Parameter	Minimum	Maximum	Default
`q` (query length)	1 character	500 characters	-
`limit`	1	50	10
`offset`	0	1,000,000	0
`crop_length`	50	2000	400

Performance Tips

Optimize your queries for the best performance when working with large result sets.

Performance Best Practices

Use specific queries: Broad single-word searches like "the" will be slower than specific multi-word queries.
Limit results appropriately: Request only the number of results you need.

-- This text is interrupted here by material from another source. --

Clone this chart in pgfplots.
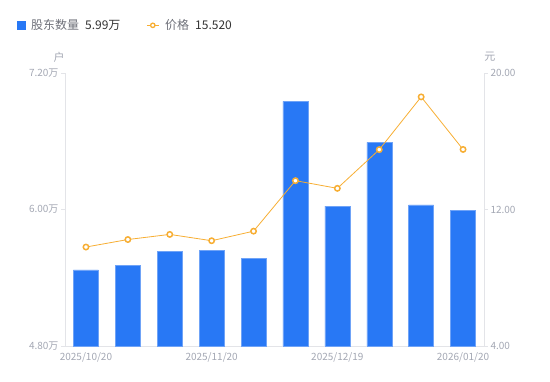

Use limit=10 instead of limit=50 if you only display 10.
Paginate efficiently: For deep pagination (high offset values), consider using keyset pagination with IDs instead of large offsets.
Cache responses: Cache API responses on your server to reduce redundant requests.
Batch requests: If you need multiple searches, batch them with a small delay rather than firing simultaneously.

Efficient Pagination

For large result sets, prefer fetching consecutive pages rather than random access:

# Good: Sequential pagination
page1 = search("topic", limit=10, offset=0)
page2 = search("topic", limit=10, offset=10)
page3 = search("topic", limit=10, offset=20)

# Avoid: Very high offsets (slower performance)
page100 = search("topic", limit=10, offset=990)

Minimize Response Size

# For quick results, use smaller crop_length
GET /v1/search?q=topic&crop_length=100

# Disable highlighting if not needed
GET /v1/search?q=topic&highlight=false

Connection Management

When making multiple API calls:

Use HTTP/2 or connection pooling to reuse connections
Implement exponential backoff for retries
Set reasonable timeouts (we recommend 10-30 seconds)
Handle rate limiting gracefully using the X-RateLimit-* headers

Caching Strategies

Cache Duration	Use Case
1-5 minutes	High-traffic search queries, trending topics
1-24 hours	Individual chunks, page content
1-7 days	Reference content, rarely changing articles

Monitor the X-RateLimit-Remaining header to stay within your quota and avoid service interruptions.